LIMA, CIUDAD DE LOS RUIDOS
El Comercio procuraba que los lectores denunciaran a estos malos “chauffeurs”; en esa idea los invitaban a la redacción para que dieran los datos necesarios y se les pudiera identificar. Y es que esos malos transportistas debían ser castigados o sancionados por la Inspección de Rodaje, una de esas instituciones de la época que brillaban por su ausencia.
Otro tema que se sumaba a este, era (ya entonces) el del abuso de los cláxones. En un informe del 24 de junio de 1925, se mencionaban a los autos que querían ir más veloces y a los ómnibus que llamaban a punta de claxonazos a sus resignados pasajeros; todo ello sin reposo y a toda hora. Los cláxones eran conocidos en esos años como las “matracas de los autos”, pero eran los vehículos de transporte público los que abusaban de ellos a mansalva.
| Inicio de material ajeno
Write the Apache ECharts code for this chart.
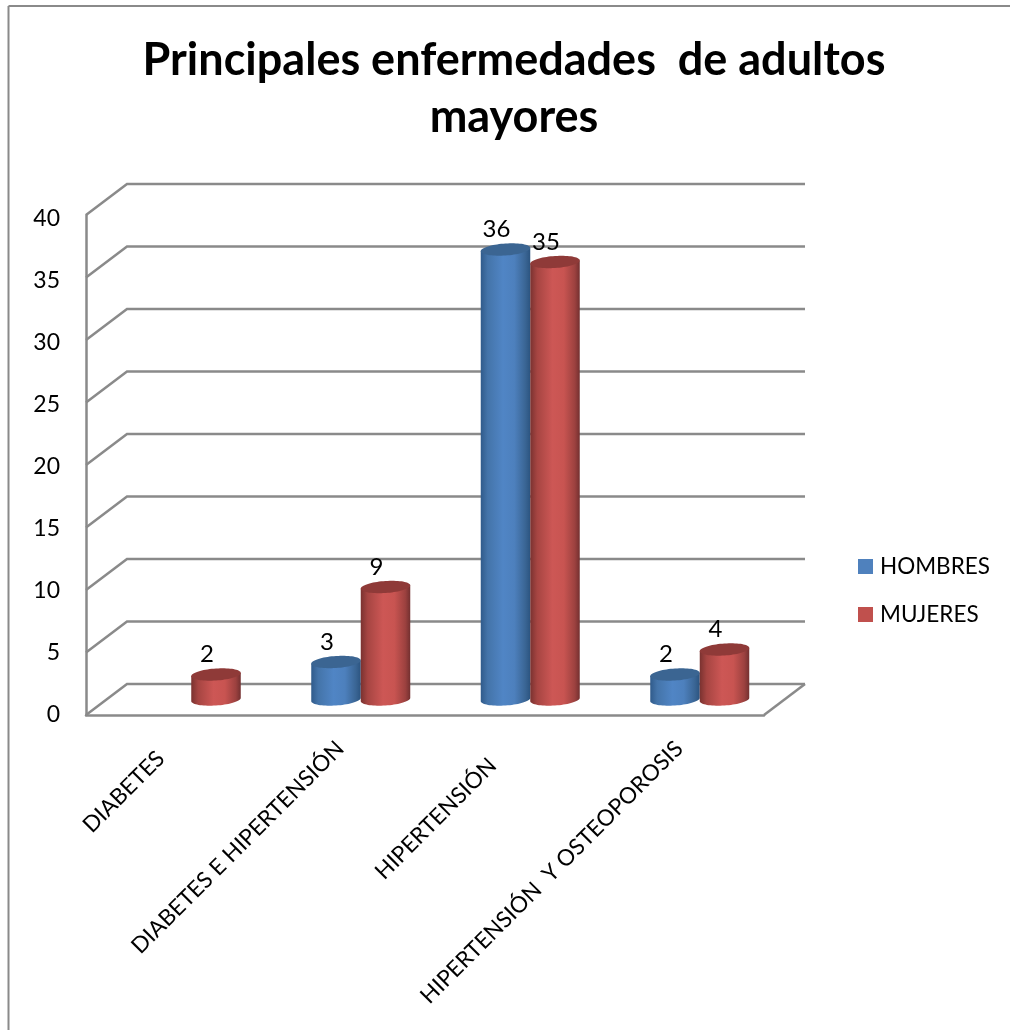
<!DOCTYPE html>
<html>
<head>
<meta charset="utf-8">
<title>Principales enfermedades de adultos mayores</title>
<script src="https://cdn.jsdelivr.net/npm/echarts@6/dist/echarts.min.js"></script>
<style>
    html, body { margin: 0; padding: 0; background: #fff; }
    #main { width: 1010px; height: 1030px; }
</style>
</head>
<body>
<div id="main"></div>
<script>
var categories = ['DIABETES', 'DIABETES E HIPERTENSIÓN', 'HIPERTENSIÓN', 'HIPERTENSIÓN  Y OSTEOPOROSIS'];
var hombres = [null, 3, 36, 2];
var mujeres = [2, 9, 35, 4];
var yTicks = [0, 5, 10, 15, 20, 25, 30, 35, 40];

var fontName = 'Lato';
var lineColor = '#8a8a8a';
var depthX = 41;          // back wall offset
var depthY = -31;
var barWidth = 49.5;
var labelPad = [14, 0, 24, 0];   // slide along the rotated text, Word does not end them all at the same place

function shade(stops) {
    return new echarts.graphic.LinearGradient(0, 0, 1, 0, stops);
}

var blueStyle = {
    legend: '#4f81bd',
    top: '#3b6592',
    body: shade([
        { offset: 0, color: '#305b8b' },
        { offset: 0.14, color: '#4474a9' },
        { offset: 0.45, color: '#5085c5' },
        { offset: 0.68, color: '#4d80bd' },
        { offset: 0.9, color: '#3a6594' },
        { offset: 1, color: '#2b5480' }
    ])
};
var redStyle = {
    legend: '#c0504d',
    top: '#8f3a38',
    body: shade([
        { offset: 0, color: '#7a3230' },
        { offset: 0.14, color: '#a64542' },
        { offset: 0.45, color: '#cd5755' },
        { offset: 0.68, color: '#c85451' },
        { offset: 0.9, color: '#9c413f' },
        { offset: 1, color: '#733030' }
    ])
};

// tilted ellipse arc, t in radians
function arcPoint(cx, cy, t) {
    var rx = barWidth / 2;
    var x = rx * Math.cos(t);
    return [cx + x, cy + 6 * Math.sin(t) - 0.065 * x];
}

function renderWall(params, api) {
    var box = params.coordSys;
    var y = api.coord([0, api.value(1)])[1];
    var children = [{
        type: 'polyline',
        shape: { points: [[box.x, y], [box.x + depthX, y + depthY], [box.x + box.width + depthX, y + depthY]] },
        style: { stroke: lineColor, lineWidth: 2.5, fill: null }
    }];
    if (api.value(1) === 0) {
        children.push({
            type: 'line',
            shape: { x1: box.x + box.width, y1: y, x2: box.x + box.width + depthX, y2: y + depthY },
            style: { stroke: lineColor, lineWidth: 2.5 }
        });
    }
    return { type: 'group', children: children };
}

function cylinderRenderer(side, look) {
    return function (params, api) {
        var value = api.value(1);
        if (isNaN(value)) {
            return;
        }
        var base = api.coord([api.value(0), 0]);
        var head = api.coord([api.value(0), value]);
        // columns stand at mid depth of the floor
        var cx = base[0] + depthX / 2 + side * barWidth / 2;
        var yBase = base[1] + depthY / 2;
        var yHead = head[1] + depthY / 2;

        var body = [arcPoint(cx, yHead, Math.PI)];
        var lid = [];
        var i;
        for (i = 0; i <= 36; i++) {
            body.push(arcPoint(cx, yBase, Math.PI - i * Math.PI / 36));
        }
        body.push(arcPoint(cx, yHead, 0));
        for (i = 0; i < 72; i++) {
            lid.push(arcPoint(cx, yHead, i * Math.PI / 36));
        }
        return {
            type: 'group',
            children: [
                { type: 'polygon', shape: { points: body }, style: { fill: look.body } },
                { type: 'polygon', shape: { points: lid }, style: { fill: look.top } },
                {
                    type: 'text',
                    x: cx - 9,
                    y: yHead - 20,
                    style: {
                        text: String(value),
                        fill: '#000',
                        font: '24px ' + fontName,
                        align: 'center',
                        verticalAlign: 'middle'
                    }
                }
            ]
        };
    };
}

function toPairs(list) {
    return list.map(function (v, i) { return [i, v]; });
}

var option = {
    animation: false,
    backgroundColor: '#fff',
    title: {
        text: 'Principales enfermedades  de adultos\nmayores',
        left: 509,
        top: 27,
        textAlign: 'center',
        textStyle: {
            fontFamily: fontName,
            fontWeight: 'bold',
            fontSize: 45,
            lineHeight: 57,
            color: '#000'
        }
    },
    legend: {
        orient: 'vertical',
        left: 858,
        top: 555,
        padding: 0,
        itemWidth: 15,
        itemHeight: 15,
        itemGap: 25,
        itemStyle: { borderWidth: 0 },
        icon: 'rect',
        data: ['HOMBRES', 'MUJERES'],
        textStyle: { fontFamily: fontName, fontSize: 22.5, color: '#000', padding: [0, 0, 0, 2] }
    },
    graphic: [
        // outer frame of the chart area
        { type: 'line', shape: { x1: 8.5, y1: 6, x2: 1010, y2: 6 }, style: { stroke: lineColor, lineWidth: 2 } },
        { type: 'line', shape: { x1: 8.5, y1: 6, x2: 8.5, y2: 1030 }, style: { stroke: lineColor, lineWidth: 2 } }
    ],
    // second grid only carries the tick labels, their spacing is a bit tighter than the wall
    grid: [
        { left: 86, top: 215, width: 678, height: 500 },
        { left: 86, top: 219, width: 678, height: 496 }
    ],
    xAxis: [
        {
            type: 'category',
            data: categories.map(function (name, i) {
                return { value: name, textStyle: { padding: [0, labelPad[i], 0, 0] } };
            }),
            axisLine: { lineStyle: { color: lineColor, width: 2.5 } },
            axisTick: { show: false },
            axisLabel: {
                interval: 0,
                rotate: 45,
                margin: 30,
                fontFamily: fontName,
                fontSize: 22.5,
                color: '#000'
            }
        },
        { type: 'category', gridIndex: 1, data: categories, show: false }
    ],
    yAxis: [
        {
            type: 'value',
            min: 0,
            max: 40,
            interval: 5,
            axisLine: { show: true, lineStyle: { color: lineColor, width: 2.5 } },
            axisTick: { show: false },
            axisLabel: { show: false },
            splitLine: { show: false }
        },
        {
            type: 'value',
            gridIndex: 1,
            min: 0,
            max: 40,
            interval: 5,
            axisLine: { show: false },
            axisTick: { show: false },
            splitLine: { show: false },
            axisLabel: {
                margin: 26,
                fontFamily: fontName,
                fontSize: 23,
                color: '#000'
            }
        }
    ],
    series: [
        {
            name: 'pared',
            type: 'custom',
            renderItem: renderWall,
            data: yTicks.map(function (v) { return [0, v]; }),
            encode: { x: 0, y: 1 },
            silent: true,
            z: 1
        },
        {
            name: 'HOMBRES',
            type: 'custom',
            renderItem: cylinderRenderer(-1, blueStyle),
            itemStyle: { color: blueStyle.legend },
            data: toPairs(hombres),
            encode: { x: 0, y: 1 },
            z: 2
        },
        {
            name: 'MUJERES',
            type: 'custom',
            renderItem: cylinderRenderer(1, redStyle),
            itemStyle: { color: redStyle.legend },
            data: toPairs(mujeres),
            encode: { x: 0, y: 1 },
            z: 3
        }
    ]
};

var myChart = echarts.init(document.getElementById('main'));
myChart.setOption(option);
</script>
</body>
</html>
El diario decía entonces (y podría decir casi lo mismo hoy): “Entendemos que estos aparatos están diseñados para señalar la inminencia de un peligro, llamando la atención de un transeúnte descuidado que corre el riesgo de ser atropellado o evitando la realización de un choque; pero por ningún motivo las bocinas deben servir de réclame ni deben ser objeto de juego, tocándolas a cada rato sin qué ni para qué”.
Era una plaza San Martín aun nueva, reluciente y rebosante de espíritu independiente la que debía soportar tal bullicio de bocinazos en todas sus esquinas, pues de ellas partían los buses a Magdalena y al Callao, y los pasajeros debían subir a esas unidades para volar a sus casas, en el mejor de los casos… y no al cielo.
No obstante, no todo era malo. En favor del reglamento vigente, el diario decano señalaba que este aplicaba multas fuertes, especialmente en el tráfico a las salidas de tres importantes eventos limeños de esos días: en el teatro, en las carreras (hipódromo) y en los toros, a los que habría que sumar los espectáculos de futbol amateur cada vez más populares. Solo allí, las multas funcionaban.